━━━ Exercise data ━━━
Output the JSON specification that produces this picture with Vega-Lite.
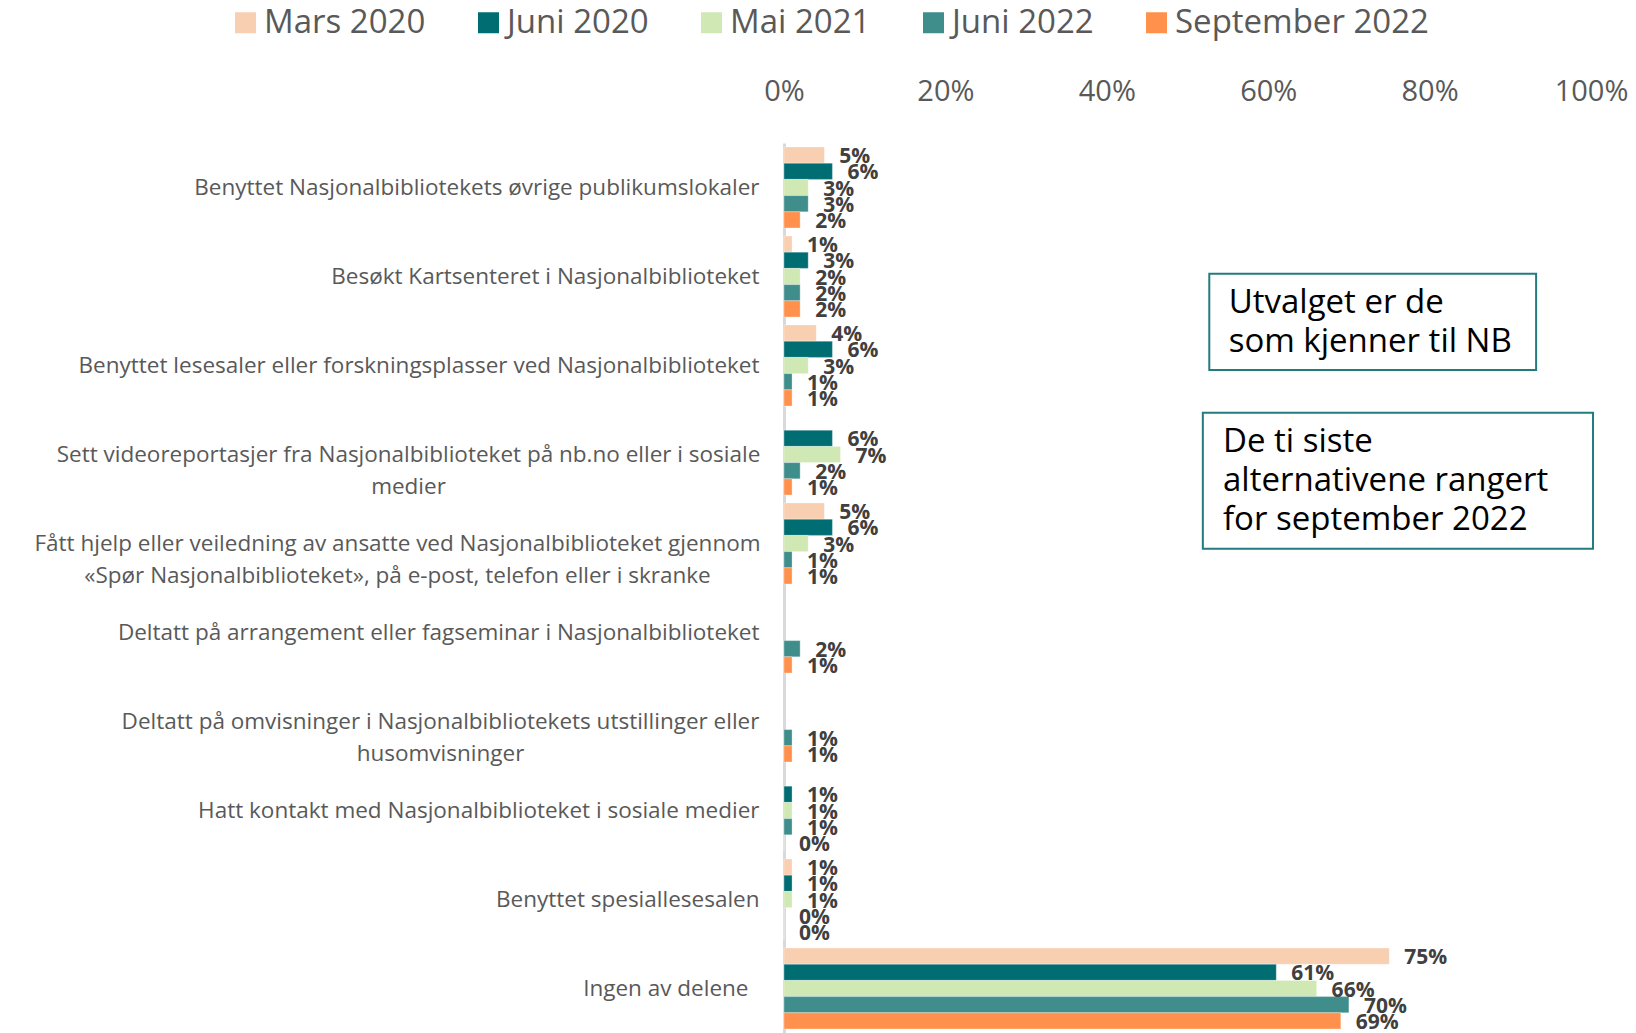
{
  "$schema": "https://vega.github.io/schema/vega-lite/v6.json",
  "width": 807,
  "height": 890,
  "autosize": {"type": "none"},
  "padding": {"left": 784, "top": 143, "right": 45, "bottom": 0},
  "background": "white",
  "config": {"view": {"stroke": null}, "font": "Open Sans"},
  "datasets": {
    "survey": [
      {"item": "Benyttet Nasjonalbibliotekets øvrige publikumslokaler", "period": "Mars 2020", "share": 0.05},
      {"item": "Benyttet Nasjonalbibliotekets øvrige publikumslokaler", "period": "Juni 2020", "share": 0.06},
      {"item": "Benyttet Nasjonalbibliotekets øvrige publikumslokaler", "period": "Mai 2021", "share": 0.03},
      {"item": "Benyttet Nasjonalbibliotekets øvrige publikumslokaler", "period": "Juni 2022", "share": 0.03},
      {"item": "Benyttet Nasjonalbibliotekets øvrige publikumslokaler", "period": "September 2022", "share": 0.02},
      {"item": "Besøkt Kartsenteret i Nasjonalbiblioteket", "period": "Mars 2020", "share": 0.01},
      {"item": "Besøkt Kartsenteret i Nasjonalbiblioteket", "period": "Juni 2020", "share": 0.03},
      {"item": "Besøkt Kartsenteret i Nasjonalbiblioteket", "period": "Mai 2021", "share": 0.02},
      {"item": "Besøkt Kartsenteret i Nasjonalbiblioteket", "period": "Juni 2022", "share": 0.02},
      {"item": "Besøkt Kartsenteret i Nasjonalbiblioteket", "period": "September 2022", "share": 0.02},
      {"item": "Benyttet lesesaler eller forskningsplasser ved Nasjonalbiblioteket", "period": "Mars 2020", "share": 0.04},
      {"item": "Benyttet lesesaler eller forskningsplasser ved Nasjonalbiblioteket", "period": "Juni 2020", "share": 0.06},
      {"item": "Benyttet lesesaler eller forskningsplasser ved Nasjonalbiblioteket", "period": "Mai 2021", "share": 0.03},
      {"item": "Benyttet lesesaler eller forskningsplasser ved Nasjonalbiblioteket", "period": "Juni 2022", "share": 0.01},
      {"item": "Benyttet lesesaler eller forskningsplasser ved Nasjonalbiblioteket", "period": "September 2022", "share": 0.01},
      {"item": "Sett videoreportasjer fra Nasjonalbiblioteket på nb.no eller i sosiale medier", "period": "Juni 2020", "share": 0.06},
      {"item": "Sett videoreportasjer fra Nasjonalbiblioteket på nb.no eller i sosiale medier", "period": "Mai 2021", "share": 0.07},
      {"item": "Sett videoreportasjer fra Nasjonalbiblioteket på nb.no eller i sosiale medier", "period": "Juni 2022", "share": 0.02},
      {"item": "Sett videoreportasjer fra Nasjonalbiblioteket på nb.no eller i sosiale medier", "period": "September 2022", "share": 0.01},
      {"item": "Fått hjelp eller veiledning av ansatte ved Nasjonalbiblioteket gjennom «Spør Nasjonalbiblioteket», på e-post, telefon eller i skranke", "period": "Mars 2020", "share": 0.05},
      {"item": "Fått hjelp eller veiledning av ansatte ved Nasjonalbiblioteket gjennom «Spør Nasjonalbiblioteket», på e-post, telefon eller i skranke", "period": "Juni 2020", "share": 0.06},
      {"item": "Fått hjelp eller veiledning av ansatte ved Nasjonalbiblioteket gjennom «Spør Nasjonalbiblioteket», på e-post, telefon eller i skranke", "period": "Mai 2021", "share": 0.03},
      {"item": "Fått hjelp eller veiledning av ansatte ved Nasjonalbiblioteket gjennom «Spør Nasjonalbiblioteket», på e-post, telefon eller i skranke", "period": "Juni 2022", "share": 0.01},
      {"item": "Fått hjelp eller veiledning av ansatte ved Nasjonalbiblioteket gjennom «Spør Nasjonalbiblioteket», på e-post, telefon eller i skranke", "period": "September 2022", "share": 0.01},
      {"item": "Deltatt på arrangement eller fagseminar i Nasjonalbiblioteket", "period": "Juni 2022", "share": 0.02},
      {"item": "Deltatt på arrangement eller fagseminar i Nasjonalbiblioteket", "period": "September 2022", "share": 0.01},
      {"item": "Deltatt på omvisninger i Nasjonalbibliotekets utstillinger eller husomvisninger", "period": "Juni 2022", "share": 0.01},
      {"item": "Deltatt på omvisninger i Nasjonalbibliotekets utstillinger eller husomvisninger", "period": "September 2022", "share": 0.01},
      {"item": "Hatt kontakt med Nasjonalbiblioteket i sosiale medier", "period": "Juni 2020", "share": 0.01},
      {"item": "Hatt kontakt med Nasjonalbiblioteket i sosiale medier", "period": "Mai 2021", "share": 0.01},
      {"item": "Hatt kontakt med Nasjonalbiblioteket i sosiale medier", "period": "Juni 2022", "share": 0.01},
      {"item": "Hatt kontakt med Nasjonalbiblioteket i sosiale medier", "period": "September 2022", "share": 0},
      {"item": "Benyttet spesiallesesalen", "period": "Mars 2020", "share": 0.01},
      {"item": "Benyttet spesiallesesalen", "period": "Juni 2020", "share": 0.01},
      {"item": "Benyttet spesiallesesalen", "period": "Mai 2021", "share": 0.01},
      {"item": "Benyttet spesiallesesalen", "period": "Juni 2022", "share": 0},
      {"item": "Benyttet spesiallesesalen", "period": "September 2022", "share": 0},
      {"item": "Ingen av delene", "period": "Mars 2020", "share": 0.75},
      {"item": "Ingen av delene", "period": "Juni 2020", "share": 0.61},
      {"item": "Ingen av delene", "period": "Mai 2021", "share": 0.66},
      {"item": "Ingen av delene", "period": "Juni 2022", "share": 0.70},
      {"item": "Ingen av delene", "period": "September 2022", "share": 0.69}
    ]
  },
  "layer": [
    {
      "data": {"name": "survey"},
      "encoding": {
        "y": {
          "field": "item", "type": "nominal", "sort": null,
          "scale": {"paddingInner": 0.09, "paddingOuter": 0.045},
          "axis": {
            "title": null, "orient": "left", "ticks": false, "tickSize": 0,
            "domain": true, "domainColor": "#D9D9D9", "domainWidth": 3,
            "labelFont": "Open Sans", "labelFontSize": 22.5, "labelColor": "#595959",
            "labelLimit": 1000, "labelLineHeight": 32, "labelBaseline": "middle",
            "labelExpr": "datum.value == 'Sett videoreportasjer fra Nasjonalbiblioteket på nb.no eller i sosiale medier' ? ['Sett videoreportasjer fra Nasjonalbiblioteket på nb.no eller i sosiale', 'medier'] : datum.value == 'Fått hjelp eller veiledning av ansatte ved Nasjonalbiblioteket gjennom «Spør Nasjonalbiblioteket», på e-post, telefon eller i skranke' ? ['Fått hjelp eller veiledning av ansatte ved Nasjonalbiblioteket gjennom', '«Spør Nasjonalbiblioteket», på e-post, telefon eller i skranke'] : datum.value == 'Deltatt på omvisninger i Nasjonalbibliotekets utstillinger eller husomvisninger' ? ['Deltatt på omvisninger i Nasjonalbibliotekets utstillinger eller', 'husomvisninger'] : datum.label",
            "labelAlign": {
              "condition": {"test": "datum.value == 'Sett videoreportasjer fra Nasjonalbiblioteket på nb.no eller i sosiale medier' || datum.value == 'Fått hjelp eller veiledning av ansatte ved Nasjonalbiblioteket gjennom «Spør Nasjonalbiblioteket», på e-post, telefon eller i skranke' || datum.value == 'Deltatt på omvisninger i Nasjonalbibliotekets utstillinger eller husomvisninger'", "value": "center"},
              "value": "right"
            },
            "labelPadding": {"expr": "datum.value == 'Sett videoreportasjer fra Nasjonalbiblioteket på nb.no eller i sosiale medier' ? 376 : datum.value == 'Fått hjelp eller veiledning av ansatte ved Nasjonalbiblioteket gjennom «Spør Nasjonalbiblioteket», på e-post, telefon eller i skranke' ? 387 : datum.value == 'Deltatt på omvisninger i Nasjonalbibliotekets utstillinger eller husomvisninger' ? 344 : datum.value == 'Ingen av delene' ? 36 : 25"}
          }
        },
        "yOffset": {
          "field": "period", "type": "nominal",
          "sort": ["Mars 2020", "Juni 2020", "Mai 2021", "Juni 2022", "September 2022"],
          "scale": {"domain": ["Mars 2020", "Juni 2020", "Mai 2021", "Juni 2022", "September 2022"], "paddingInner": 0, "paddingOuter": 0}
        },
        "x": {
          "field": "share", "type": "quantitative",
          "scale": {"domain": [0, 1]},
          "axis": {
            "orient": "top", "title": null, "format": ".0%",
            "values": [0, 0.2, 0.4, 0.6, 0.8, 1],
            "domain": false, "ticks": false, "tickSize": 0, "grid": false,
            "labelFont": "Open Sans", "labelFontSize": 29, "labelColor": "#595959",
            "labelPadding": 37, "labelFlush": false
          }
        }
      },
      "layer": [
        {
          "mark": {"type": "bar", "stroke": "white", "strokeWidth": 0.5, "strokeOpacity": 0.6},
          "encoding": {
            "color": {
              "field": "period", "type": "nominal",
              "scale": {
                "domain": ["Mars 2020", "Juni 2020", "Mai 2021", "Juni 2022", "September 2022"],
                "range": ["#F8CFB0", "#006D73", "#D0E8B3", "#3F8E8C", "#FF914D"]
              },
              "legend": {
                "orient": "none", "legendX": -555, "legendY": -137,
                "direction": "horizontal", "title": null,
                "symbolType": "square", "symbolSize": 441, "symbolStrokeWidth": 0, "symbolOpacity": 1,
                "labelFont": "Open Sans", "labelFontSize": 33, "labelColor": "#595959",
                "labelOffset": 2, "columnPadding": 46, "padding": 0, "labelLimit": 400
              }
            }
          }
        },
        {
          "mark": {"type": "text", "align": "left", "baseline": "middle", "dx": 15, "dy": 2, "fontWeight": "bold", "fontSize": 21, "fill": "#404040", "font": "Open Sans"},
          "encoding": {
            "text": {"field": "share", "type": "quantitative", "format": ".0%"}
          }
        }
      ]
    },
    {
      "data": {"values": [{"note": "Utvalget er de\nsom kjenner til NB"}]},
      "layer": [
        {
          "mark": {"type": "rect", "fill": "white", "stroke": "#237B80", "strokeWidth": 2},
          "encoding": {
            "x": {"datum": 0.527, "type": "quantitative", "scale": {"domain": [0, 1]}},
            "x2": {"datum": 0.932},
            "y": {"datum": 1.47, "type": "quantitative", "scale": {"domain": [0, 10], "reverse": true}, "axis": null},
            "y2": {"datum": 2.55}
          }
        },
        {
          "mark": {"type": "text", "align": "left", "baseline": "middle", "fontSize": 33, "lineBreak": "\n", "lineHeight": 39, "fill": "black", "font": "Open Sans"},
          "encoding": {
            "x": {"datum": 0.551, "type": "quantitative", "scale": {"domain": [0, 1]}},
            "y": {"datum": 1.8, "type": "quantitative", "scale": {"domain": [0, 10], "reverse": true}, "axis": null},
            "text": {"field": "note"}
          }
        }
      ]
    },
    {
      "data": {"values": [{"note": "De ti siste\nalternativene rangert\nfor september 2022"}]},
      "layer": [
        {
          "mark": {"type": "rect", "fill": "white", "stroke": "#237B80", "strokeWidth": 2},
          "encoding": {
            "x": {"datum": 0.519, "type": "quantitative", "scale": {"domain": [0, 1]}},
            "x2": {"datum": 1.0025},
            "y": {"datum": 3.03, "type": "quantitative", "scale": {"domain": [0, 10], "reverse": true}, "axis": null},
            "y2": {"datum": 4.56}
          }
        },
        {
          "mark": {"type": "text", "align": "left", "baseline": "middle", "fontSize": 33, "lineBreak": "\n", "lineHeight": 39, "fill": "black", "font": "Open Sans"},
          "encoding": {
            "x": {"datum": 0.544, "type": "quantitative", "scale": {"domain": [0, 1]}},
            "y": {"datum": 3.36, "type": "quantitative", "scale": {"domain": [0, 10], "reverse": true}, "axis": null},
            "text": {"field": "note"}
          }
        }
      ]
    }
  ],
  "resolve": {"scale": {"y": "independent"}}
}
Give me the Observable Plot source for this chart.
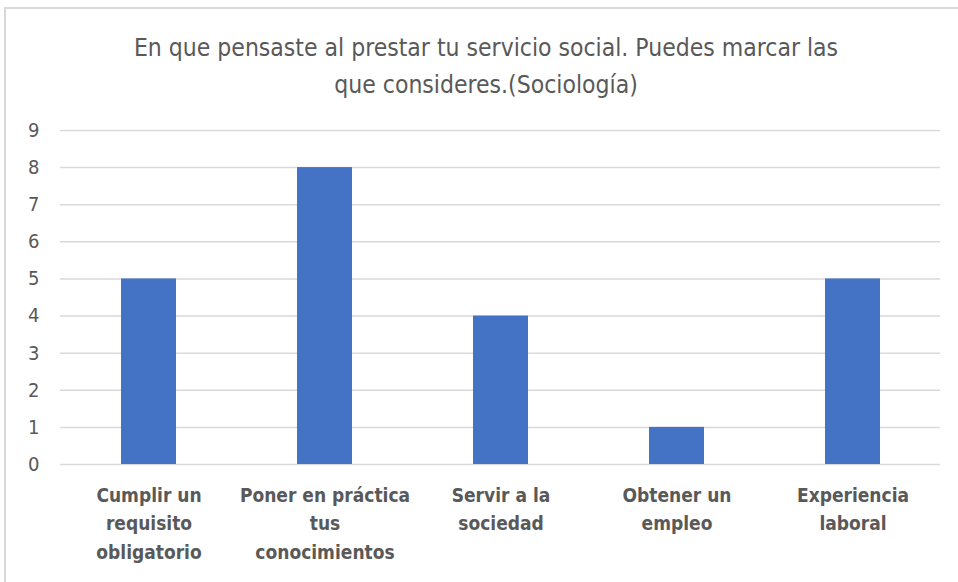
━━━
* Task directions
From the listing above, collect each line in which the string "this" appears.

* The output
Output the JSON specification that produces this picture with Vega-Lite.
Give me the Observable Plot source for this chart.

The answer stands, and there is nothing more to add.